After I returned from my trip, I learned a few things about why these searches had been implemented sometime in the couple of years since my last trip to Baja. It had come to light that the Zapatista guerrillas in Chiapas had been receiving some weapons from the United States. How many, I couldn't say. But apparently some of them had been going through Baja, either to be airlifted further south or taken south along the coast in boats. I also learned that some drugs, particularly cocaine, have been brought into the U.S. from Baja. The peninsula has no shortage of abandoned airstrips, which are in remote areas and capable of supporting small jet aircraft with a little work. If one route into the U.S. gets closed, traffickers will try new ones, like water seeking a way down hill. And some cocaine had been landed at remote strips in Baja and then shipped across the border in trucks and cars. The Mexican version of the War On Drugs was trying to stop them.
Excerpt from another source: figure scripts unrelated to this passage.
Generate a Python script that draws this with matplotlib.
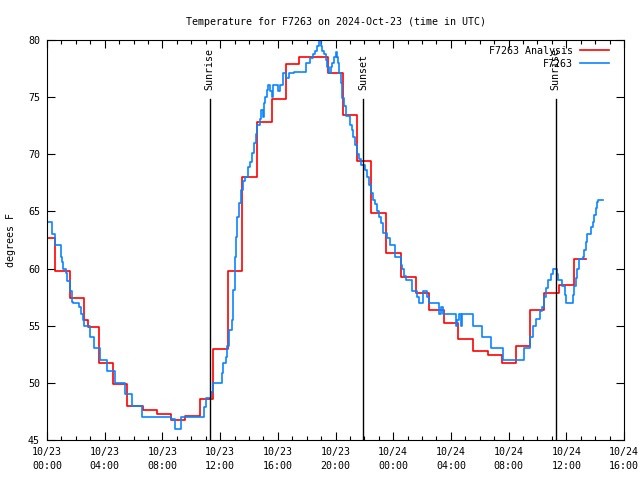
import matplotlib
matplotlib.use("Agg")
import matplotlib.pyplot as plt
from matplotlib.ticker import MultipleLocator, FixedLocator

plt.rcParams['font.family'] = ['DejaVu Sans Mono']
plt.rcParams['font.size'] = 7.2

# hours since 2024-10-23 00:00 UTC, value in deg F (step changes)
analysis_t = [0, 0.58, 1.6, 2.55, 2.86, 3.58, 4.58, 5.57, 6.63, 7.6, 8.57, 9.54,
              10.6, 11.53, 12.57, 13.5, 14.53, 15.6, 16.57, 17.5, 19.5, 20.5, 21.47,
              22.48, 23.5, 24.52, 25.56, 26.46, 27.52, 28.47, 29.53, 30.55, 31.56,
              32.5, 33.48, 34.47, 35.5, 36.55, 37.4]
analysis_v = [62.65, 59.76, 57.4, 55.47, 54.86, 51.7, 49.9, 47.95, 47.6, 47.25, 46.75, 47.07,
              48.56, 53.0, 59.8, 68.0, 72.8, 74.8, 77.9, 78.5, 77.1, 73.4, 69.4,
              64.86, 61.36, 59.3, 57.83, 56.37, 55.2, 53.8, 52.76, 52.46, 51.74,
              53.2, 56.35, 57.9, 58.6, 60.8, 60.8]

obs_t = [0, 0.32, 0.55, 0.95, 1.02, 1.13, 1.34, 1.41, 1.6, 1.73, 1.83, 2.24, 2.38, 2.47,
         2.59, 2.98, 3.28, 3.7, 4.14, 4.71, 5.4, 5.89, 6.6, 8.57, 8.9, 9.27, 10.9, 11.04,
         11.39, 11.53, 12.1, 12.2, 12.4, 12.5, 12.6, 12.8, 12.92, 13.01, 13.1, 13.19,
         13.31, 13.43, 13.57, 13.73, 13.96, 14.07, 14.23, 14.35, 14.49, 14.58, 14.77,
         14.86, 14.95, 15.04, 15.13, 15.23, 15.34, 15.46, 15.58, 15.69, 16.0, 16.15,
         16.34, 16.57, 16.8, 17.12, 17.95, 18.23, 18.46, 18.58, 18.74, 18.88, 18.97,
         19.06, 19.2, 19.34, 19.43, 19.53, 19.67, 19.76, 19.9, 20.01, 20.13, 20.17,
         20.27, 20.36, 20.45, 20.59, 20.73, 21.0, 21.12, 21.24, 21.35, 21.51, 21.65,
         21.79, 22.05, 22.16, 22.32, 22.48, 22.58, 22.71, 22.85, 22.99, 23.13, 23.32,
         23.6, 23.78, 24.12, 24.52, 24.63, 24.75, 24.87, 25.28, 25.32, 25.67, 25.77,
         26.05, 26.36, 26.46, 27.2, 27.3, 27.43, 28.35, 28.42, 28.56, 28.7, 28.75,
         29.51, 30.18, 30.76, 31.59, 33.09, 33.48, 33.71, 33.9, 34.18, 34.29, 34.47,
         34.57, 34.71, 34.94, 35.06, 35.34, 35.45, 35.68, 35.91, 35.98, 36.44, 36.55,
         36.67, 36.76, 36.88, 37.13, 37.23, 37.37, 37.41, 37.71, 37.83, 37.92, 38.04,
         38.15, 38.22, 38.52]
obs_v = [64.05, 63.0, 62.06, 61.04, 60.6, 60.0, 59.58, 58.9, 58.0, 57.1, 56.96, 56.67, 56.0, 55.5,
         55.0, 54.0, 53.05, 52.0, 51.04, 49.96, 49.0, 47.95, 46.99, 46.8, 45.96, 46.99, 47.9, 48.7,
         49.2, 49.96, 50.9, 51.7, 52.3, 53.2, 54.6, 55.5, 58.1, 61.0, 62.8, 64.5,
         65.7, 66.9, 67.7, 68.0, 68.9, 69.35, 70.1, 70.95, 71.8, 72.56, 73.1,
         73.87, 73.3, 74.46, 75.0, 75.6, 76.06, 75.5, 75.0, 76.06, 75.5, 76.06,
         77.1, 76.64, 77.1, 77.16, 78.0, 78.4, 78.78, 79.07, 79.5, 80.0, 79.5,
         79.07, 78.78, 78.25, 77.66, 77.15, 77.66, 78.0, 78.5, 78.95, 78.5, 77.96,
         77.08, 76.2, 74.9, 74.2, 73.35, 72.56, 72.1, 71.5, 70.8, 70.0, 69.56,
         69.1, 68.6, 68.0, 67.3, 66.58, 66.0, 65.65, 65.06, 64.5, 63.96, 63.1,
         62.65, 62.06, 61.04, 60.3, 60.0, 59.35, 59.0, 58.5, 58.0, 57.54, 56.96,
         58.0, 57.54, 57.0, 56.0, 56.66, 56.0, 55.0, 55.5, 56.0, 55.0, 56.0,
         55.0, 54.05, 53.02, 52.0, 53.02, 54.05, 55.0, 55.56, 56.3, 56.67, 57.54,
         58.27, 59.0, 59.5, 60.0, 59.5, 59.0, 58.47, 57.7, 56.96, 57.7, 58.47,
         59.15, 60.0, 60.8, 60.97, 61.6, 62.35, 63.0, 63.66, 64.1, 64.7, 65.27,
         65.85, 66.0, 66.0]

sun_t = [11.28, 21.93, 35.26]
sun_labels = ["Sunrise", "Sunset", "Sunrise"]

xtick_labels = ["10/23\n00:00", "10/23\n04:00", "10/23\n08:00", "10/23\n12:00",
                "10/23\n16:00", "10/23\n20:00", "10/24\n00:00", "10/24\n04:00",
                "10/24\n08:00", "10/24\n12:00", "10/24\n16:00"]

fig = plt.figure(figsize=(6.4, 4.8), dpi=100)
ax = fig.add_axes([47 / 640, 40 / 480, 577 / 640, 400 / 480])

ax.plot(analysis_t, analysis_v, drawstyle='steps-post', color='#ff0000', lw=1.2,
        label='F7263 Analysis')
ax.plot(obs_t, obs_v, drawstyle='steps-post', color='#0a84ff', lw=1.2, label='F7263')

for t, lab in zip(sun_t, sun_labels):
    ax.plot([t, t], [45, 74.8], color='black', lw=1)
    ax.text(t, 75.6, lab, rotation=90, ha='center', va='bottom')

ax.set_xlim(0, 40)
ax.set_ylim(45, 80)
ax.xaxis.set_major_locator(FixedLocator(range(0, 41, 4)))
ax.set_xticklabels(xtick_labels, linespacing=1.55)
ax.xaxis.set_minor_locator(MultipleLocator(1))
ax.yaxis.set_major_locator(MultipleLocator(5))
ax.tick_params(which='both', direction='in', top=True, right=True)
ax.tick_params(which='major', length=6, width=0.8, pad=5)
ax.tick_params(which='minor', length=3, width=0.8)

ax.set_title("Temperature for F7263 on 2024-Oct-23 (time in UTC)", fontsize=7.2, pad=11)
ax.set_ylabel("degrees F", labelpad=9)

ax.legend(loc='upper right', bbox_to_anchor=(0.974, 0.985), frameon=False,
          markerfirst=False, handlelength=2.9, borderaxespad=0, borderpad=0,
          labelspacing=0.3, handletextpad=0.7)

plt.savefig("out.png", dpi=100)
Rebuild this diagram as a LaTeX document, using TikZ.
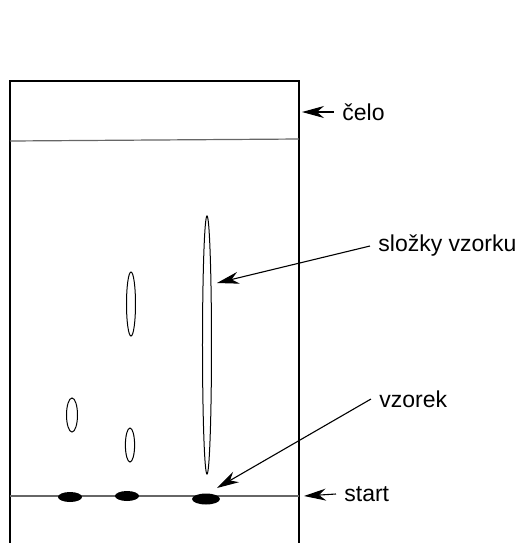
\documentclass[tikz,border=0pt]{standalone}
\usepackage{fontspec}
\setmainfont{Liberation Sans}
\usetikzlibrary{shapes.geometric,arrows.meta,positioning}

\begin{document}
\begin{tikzpicture}[
    x=0.5pt, y=-0.5pt,
    spot/.style={ellipse, draw, inner sep=0pt, line width=0.5pt},
    blot/.style={ellipse, fill=black, inner sep=0pt},
    lbl/.style={anchor=west, inner xsep=4pt, inner ysep=0pt, font=\fontsize{11.5}{13}\selectfont},
    pointer/.style={-{Stealth[length=11pt,width=6pt,inset=3.5pt]}, line width=0.55pt},
    level/.style={draw=black!60, line width=0.6pt}
]
    \useasboundingbox (0,0) rectangle (522,543);

    % plate
    \draw[line width=0.55pt] (10,543) -- (10,81) -- (299,81) -- (299,543);
    \draw[level] (10,141) -- (299,139);
    \draw[level] (10,496) -- (299,496);

    % spots
    \node[spot, minimum width=5.5pt, minimum height=17pt] (a1) at (72,415) {};
    \node[spot, minimum width=4.6pt, minimum height=17pt] (a2) at (130,445) {};
    \node[spot, minimum width=4.5pt, minimum height=32pt] (b1) at (131,304) {};
    \node[spot, minimum width=4.5pt, minimum height=129pt] (c1) at (207,345) {};
    \node[blot, minimum width=12pt, minimum height=5pt] (s1) at (70,497) {};
    \node[blot, minimum width=12pt, minimum height=5pt] (s2) at (127,496) {};
    \node[blot, minimum width=14pt, minimum height=5.5pt] (s3) at (206,499) {};

    % labels
    \node[lbl] (celo) at (334,112) {čelo};
    \node[lbl] (slozky) at (370,246) {složky vzorku};
    \node[lbl] (vzorek) at (371,399) {vzorek};
    \node[lbl] (start) at (336,494) {start};

    \coordinate (celotip) at (302,112);
    \coordinate (slozkytip) at (217,283);
    \coordinate (vzorektip) at (217,488);
    \coordinate (starttip) at (304,496);

    \draw[pointer] (celo.west) -- (celotip);
    \draw[pointer] (slozky.west) -- (slozkytip);
    \draw[pointer] (vzorek.west) -- (vzorektip);
    \draw[pointer] (start.west) -- (starttip);
\end{tikzpicture}
\end{document}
I went down to Northern Baja again in February of this year. Not far south. Just down to Ensenada, then through the mountains via Highway 3 from the Pacific Ocean to the Gulf of California. There were no Army checkpoints between Tijuana and Ensenada. But I did pass two of them on Highway 3 in the interior. And south of Mexicali on Highway 5, there are a three or four checkpoints to pass through on the way down to San Felipe. In two years, the drill hasn't changed and neither have the soldiers. They are polite, and I was on my way in no time. Even more quickly this time, without the tarpaulin-covered boxes in the back of the truck.

So should you be heading south by car or truck into Baja, don't be alarmed or surprised when you come over a rise and see a group of soldiers stopping your car. Just remember to smile and say "No Drogas, No Armas" And you should have no problemos.